TASK TO COMPLETE
Search the material for the word "this" and report each line where it turns up.

RECORDS PROVIDED
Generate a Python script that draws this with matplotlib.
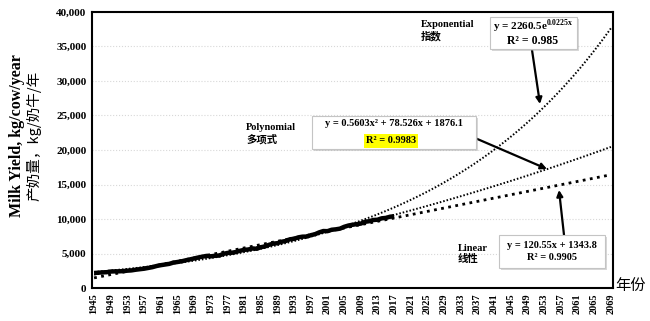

--

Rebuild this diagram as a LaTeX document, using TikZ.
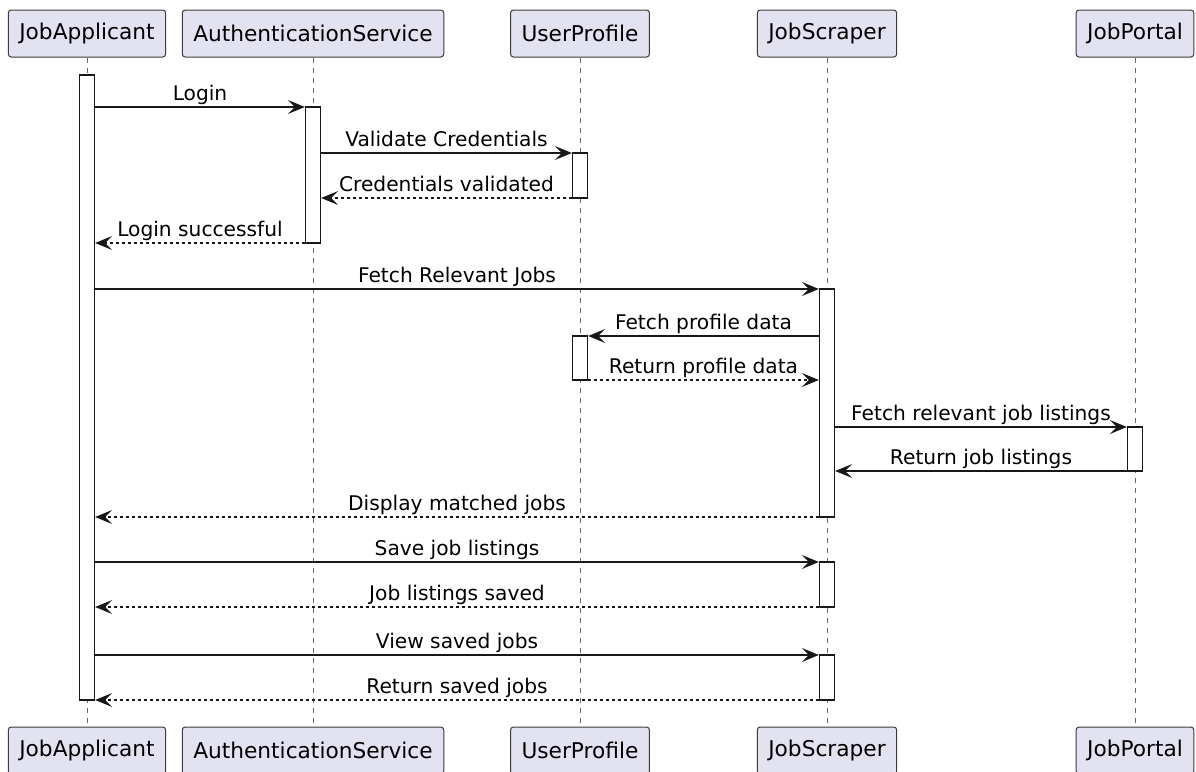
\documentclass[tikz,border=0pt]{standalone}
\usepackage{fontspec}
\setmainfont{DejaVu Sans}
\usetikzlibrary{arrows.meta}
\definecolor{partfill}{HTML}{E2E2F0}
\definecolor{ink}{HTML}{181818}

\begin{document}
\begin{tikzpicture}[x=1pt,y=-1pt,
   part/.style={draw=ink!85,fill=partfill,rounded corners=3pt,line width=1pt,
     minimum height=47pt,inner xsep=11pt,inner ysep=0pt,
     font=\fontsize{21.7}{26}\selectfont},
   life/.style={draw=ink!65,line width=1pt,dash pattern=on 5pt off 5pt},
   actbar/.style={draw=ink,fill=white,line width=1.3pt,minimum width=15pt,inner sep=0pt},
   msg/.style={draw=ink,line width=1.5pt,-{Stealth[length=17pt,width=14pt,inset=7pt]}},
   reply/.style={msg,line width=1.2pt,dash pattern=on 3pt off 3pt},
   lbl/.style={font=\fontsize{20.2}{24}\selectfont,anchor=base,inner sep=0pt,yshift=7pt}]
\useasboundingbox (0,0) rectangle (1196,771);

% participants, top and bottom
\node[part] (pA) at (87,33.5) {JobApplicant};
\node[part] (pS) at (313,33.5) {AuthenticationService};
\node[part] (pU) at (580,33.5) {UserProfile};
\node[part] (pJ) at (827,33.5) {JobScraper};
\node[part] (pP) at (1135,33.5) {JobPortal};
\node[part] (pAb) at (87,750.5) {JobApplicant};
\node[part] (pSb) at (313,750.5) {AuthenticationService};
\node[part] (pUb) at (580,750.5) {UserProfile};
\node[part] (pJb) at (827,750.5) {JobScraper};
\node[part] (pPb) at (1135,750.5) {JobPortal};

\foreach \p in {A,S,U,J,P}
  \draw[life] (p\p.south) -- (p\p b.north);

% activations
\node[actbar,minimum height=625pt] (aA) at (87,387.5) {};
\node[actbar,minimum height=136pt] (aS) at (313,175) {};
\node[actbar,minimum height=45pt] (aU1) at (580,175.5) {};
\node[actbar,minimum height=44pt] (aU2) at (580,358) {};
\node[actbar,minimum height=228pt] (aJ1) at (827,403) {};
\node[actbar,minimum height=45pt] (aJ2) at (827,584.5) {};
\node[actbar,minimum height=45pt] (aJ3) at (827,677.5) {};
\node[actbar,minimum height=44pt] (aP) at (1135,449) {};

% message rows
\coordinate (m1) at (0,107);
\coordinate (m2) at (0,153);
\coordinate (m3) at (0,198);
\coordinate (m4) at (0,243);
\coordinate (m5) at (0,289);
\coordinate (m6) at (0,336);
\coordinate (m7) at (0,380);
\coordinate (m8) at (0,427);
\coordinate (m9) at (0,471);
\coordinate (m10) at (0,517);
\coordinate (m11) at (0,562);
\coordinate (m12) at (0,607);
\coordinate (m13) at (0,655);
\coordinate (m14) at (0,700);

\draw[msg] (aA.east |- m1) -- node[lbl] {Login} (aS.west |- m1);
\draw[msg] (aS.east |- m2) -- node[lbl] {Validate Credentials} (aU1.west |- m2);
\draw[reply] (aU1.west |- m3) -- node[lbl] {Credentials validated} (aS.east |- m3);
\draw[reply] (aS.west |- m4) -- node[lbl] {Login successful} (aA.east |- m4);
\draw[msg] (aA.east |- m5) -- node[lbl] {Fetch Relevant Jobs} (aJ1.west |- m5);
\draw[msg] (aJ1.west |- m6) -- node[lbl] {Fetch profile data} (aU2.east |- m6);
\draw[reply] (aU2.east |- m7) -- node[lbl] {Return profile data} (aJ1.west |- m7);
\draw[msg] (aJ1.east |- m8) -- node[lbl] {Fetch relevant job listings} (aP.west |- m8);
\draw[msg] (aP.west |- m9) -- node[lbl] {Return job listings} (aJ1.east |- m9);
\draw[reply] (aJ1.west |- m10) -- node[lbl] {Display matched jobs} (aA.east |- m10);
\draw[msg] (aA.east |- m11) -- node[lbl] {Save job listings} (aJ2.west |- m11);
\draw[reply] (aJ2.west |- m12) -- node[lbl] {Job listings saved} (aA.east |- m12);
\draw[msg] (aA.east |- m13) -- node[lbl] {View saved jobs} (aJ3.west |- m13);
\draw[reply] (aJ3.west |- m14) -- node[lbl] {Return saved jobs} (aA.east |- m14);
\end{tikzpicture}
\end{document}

--

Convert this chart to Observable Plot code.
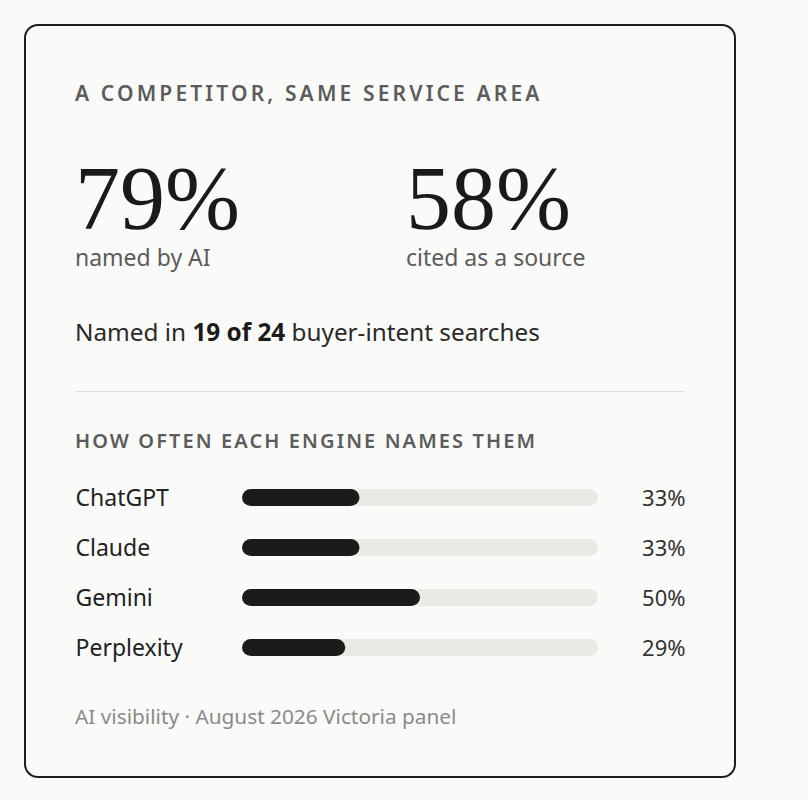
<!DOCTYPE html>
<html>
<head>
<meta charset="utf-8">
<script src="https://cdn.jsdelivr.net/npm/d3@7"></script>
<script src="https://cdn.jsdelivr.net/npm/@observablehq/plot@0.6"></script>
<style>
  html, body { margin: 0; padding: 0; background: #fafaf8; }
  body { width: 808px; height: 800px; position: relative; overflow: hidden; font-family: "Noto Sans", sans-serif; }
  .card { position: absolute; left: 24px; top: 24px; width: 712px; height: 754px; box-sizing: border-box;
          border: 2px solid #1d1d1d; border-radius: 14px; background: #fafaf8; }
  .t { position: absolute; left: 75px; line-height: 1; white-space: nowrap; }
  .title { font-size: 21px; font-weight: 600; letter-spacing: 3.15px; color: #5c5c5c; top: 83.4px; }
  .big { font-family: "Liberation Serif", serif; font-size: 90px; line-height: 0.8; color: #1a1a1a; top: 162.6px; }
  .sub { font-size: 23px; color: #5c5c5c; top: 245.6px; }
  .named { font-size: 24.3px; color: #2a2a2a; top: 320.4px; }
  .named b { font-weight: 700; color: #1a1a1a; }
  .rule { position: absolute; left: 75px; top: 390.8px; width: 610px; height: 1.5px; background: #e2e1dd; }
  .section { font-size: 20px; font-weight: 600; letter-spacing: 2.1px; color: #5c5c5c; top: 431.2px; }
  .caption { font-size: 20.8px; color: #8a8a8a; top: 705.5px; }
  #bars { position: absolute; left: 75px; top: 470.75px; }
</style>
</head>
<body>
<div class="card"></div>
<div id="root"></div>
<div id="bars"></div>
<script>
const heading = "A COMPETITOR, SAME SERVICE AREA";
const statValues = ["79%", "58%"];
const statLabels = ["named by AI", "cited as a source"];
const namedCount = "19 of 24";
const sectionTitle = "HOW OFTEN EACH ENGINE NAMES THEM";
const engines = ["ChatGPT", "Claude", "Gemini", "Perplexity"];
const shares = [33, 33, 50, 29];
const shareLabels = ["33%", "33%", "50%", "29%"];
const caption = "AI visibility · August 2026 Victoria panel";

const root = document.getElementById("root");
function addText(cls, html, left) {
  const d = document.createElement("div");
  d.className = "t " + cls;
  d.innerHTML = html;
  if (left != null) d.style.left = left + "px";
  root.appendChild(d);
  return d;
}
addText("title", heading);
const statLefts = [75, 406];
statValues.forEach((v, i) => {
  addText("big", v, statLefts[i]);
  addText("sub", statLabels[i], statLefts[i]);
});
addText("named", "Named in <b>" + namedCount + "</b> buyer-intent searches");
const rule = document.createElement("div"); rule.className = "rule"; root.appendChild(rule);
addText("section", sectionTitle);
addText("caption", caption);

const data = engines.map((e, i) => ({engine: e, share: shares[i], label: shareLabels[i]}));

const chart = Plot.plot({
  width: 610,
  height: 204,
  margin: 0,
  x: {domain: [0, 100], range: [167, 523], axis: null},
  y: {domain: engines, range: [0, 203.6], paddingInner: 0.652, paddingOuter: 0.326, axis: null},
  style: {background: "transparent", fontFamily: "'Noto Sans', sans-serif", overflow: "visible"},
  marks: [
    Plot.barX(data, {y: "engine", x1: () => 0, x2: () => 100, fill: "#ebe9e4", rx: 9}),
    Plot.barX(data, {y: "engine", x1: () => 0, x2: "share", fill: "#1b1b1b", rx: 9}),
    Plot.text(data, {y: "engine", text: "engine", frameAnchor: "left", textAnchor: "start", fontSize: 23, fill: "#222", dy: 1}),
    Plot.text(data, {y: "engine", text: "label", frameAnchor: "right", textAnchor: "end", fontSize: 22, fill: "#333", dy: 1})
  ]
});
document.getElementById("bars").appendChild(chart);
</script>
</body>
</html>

SOLUTION
Generate a Python script that draws this with matplotlib.
Rebuild this diagram as a LaTeX document, using TikZ.
Convert this chart to Observable Plot code.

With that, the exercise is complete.